Perhaps you might design your trust so that they don’t receive their inheritance until at least 35 years old, or maybe a portion of it can only be used for the purchase of a home until a certain age, or any other form of control mechanism. This helps pass on your family’s stewardship values.
Some of you might think your kids have a good head on their shoulders, and I’m certain that’s true, but consider how a large inheritance may influence your kids to make different decisions. Also consider the implication of potentially making assets martial (if they’re married) and the possibility of family wealth leaving the family in the future.
To help protect your family’s wealth, we often see feds leave their retirement accounts to their spouse, and then the trust as contingent beneficiary. Then, the trust could have rules in place to help ensure the kids use the money responsibly.
There are also some additional tax considerations about how RMDs must be taken if a non-spouse is inheriting, so make sure you’re working with appropriate financial, tax, and legal advisors.
Land, Water, or Air
The next asset you should avoid putting in trust are vehicles, like cars, boats, and others. There are a few reasons for this.
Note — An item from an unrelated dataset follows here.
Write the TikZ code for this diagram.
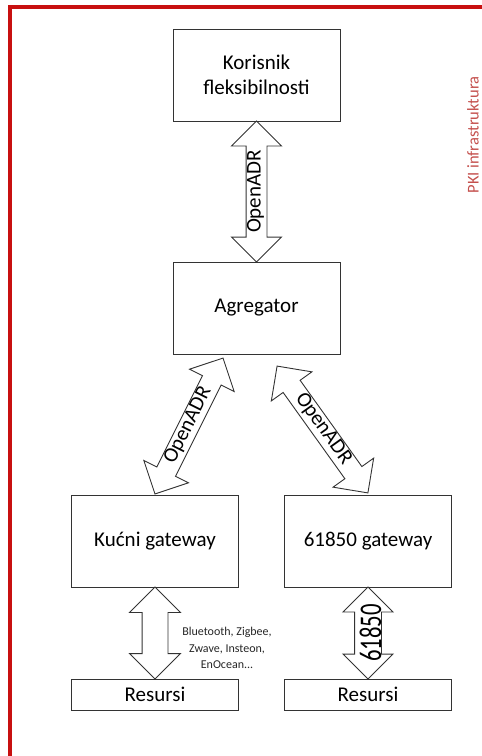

The first reason is that titles can be easily changed to your beneficiaries without probate. Most estate executors can easily accomplish this with only a death certificate so there is no need to go through the hassle of changing your car’s registration to a trust.
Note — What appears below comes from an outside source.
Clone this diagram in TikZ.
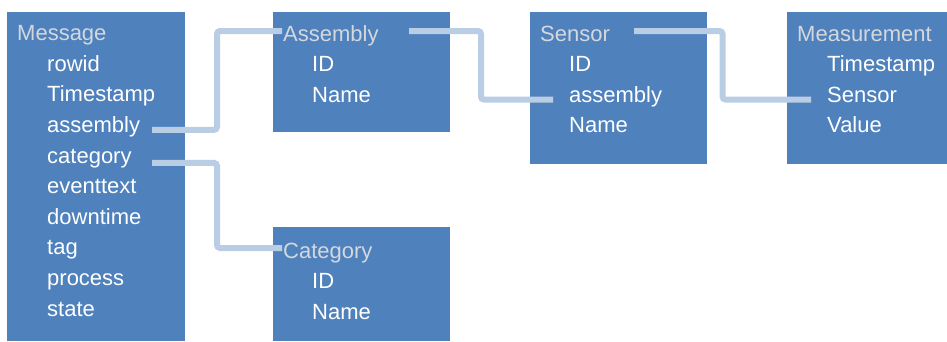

All that’s generally required is to simply put language in your documents about which beneficiaries you want for your vehicles, and the trustee/executor can easily take care of it.
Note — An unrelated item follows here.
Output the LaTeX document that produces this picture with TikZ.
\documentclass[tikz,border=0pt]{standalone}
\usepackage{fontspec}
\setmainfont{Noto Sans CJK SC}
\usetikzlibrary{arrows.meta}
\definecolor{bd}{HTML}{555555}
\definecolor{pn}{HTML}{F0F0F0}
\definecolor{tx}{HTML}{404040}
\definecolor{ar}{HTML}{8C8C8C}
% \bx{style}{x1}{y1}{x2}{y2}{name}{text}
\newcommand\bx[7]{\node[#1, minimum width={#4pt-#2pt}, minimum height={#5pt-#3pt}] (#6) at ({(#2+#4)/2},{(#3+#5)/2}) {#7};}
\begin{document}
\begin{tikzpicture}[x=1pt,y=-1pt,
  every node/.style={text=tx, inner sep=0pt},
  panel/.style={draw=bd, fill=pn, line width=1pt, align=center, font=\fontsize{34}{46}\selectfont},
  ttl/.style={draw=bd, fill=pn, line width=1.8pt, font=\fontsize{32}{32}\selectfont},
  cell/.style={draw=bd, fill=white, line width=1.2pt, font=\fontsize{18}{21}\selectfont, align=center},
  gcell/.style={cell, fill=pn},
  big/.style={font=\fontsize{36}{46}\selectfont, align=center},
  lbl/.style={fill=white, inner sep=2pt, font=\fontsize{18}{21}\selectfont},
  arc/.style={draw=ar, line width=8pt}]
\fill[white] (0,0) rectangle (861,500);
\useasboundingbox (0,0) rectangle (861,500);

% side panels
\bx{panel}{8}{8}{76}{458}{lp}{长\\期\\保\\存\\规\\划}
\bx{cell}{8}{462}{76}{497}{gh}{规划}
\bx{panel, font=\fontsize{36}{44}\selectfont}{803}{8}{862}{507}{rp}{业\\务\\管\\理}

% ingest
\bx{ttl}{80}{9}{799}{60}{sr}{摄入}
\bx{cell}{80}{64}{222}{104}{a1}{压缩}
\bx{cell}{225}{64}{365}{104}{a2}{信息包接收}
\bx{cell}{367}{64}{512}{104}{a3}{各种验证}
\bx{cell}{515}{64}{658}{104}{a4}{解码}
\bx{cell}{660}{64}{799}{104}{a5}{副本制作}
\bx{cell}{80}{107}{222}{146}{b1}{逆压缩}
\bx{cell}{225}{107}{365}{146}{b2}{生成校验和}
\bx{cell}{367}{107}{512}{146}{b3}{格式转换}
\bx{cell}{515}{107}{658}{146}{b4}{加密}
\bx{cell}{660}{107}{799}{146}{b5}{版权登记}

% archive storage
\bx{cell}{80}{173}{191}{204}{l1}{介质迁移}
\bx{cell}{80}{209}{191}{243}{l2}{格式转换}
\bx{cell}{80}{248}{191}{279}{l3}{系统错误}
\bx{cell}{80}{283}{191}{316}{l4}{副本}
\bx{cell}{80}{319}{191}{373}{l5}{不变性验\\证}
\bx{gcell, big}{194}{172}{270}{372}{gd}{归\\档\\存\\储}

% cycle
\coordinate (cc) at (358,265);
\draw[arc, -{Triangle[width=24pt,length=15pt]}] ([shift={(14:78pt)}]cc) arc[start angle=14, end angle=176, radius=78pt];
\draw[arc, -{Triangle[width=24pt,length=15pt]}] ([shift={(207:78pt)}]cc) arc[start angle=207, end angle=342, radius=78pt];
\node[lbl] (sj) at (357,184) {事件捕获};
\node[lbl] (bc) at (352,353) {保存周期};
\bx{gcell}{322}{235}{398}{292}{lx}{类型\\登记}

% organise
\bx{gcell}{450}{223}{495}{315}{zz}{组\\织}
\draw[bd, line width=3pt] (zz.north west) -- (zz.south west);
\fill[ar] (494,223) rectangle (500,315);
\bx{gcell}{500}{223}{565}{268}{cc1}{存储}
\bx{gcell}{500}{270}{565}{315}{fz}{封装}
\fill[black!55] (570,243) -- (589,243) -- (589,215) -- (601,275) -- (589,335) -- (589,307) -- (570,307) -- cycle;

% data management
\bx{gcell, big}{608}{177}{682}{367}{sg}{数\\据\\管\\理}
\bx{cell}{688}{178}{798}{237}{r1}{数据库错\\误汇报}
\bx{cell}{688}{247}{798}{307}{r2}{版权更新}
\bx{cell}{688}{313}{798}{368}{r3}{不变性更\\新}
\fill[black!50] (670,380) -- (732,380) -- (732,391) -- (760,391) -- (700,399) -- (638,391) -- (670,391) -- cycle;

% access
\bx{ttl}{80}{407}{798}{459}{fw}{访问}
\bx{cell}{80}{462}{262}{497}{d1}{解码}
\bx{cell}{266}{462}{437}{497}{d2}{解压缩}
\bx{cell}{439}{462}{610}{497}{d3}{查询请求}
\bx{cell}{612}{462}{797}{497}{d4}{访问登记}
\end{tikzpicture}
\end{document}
But beyond this, there’s another important reason to avoid putting a vehicle in trust. When you retitle your vehicle into the name of your trust, you’re making it obvious that you have a family trust established. Why is this a problem?
Let’s assume you’re in a car accident and it was your fault. If I were the attorney representing the other party, I’d be alerted to the fact that your car was in trust, and any potential lawsuit could name your trust as the defendant. This is true even if someone else is driving your car (think kids).
So, if you want to keep your trust out of liability—which is one of the goals in using a trust—then make sure you avoid putting vehicles in the name of your living trust.
Insurance Policies in Trust
Another asset to avoid putting into trust is a life insurance policy. Just like your retirement accounts, you can name your trust as the contingent beneficiary, or primary if you’re unmarried, again so that the kids are not getting a giant check that they—or their future spouses—could be irresponsible with.
The one exception to this is if your estate may be large enough to trigger estate taxes. Currently, the limit is over $13M, but it will eventually reduce again (as soon as 2026 with the expiration of the Tax Cuts and Jobs Act). There may also be separate state specific laws. If you die early with a seven-figure portfolio, one or two homes, and also have large life insurance policies, then you could have an estate tax problem.
In these cases, you can consider an irrevocable life insurance trust, known as an ILIT, which is a separate trust from your living trust and makes it its own separate entity, thus removing it from your estate.
When it comes to insurance and estate planning, I highly suggest you find the right professionals. Changing ownership of life insurance policies can trigger a “Transfer for Value” event, which could make the entire life insurance death benefit taxable. You want to avoid this at any cost. Improperly implementing an estate plan could be devastating.
It’s important that you get your trust funded, otherwise it is quite literally a piece of a paper that does nothing for you, but your legal/estate planning is just one piece of your retirement plan. Don’t wait until it’s too late to do the planning; after all, it’s not just your money, it’s your future.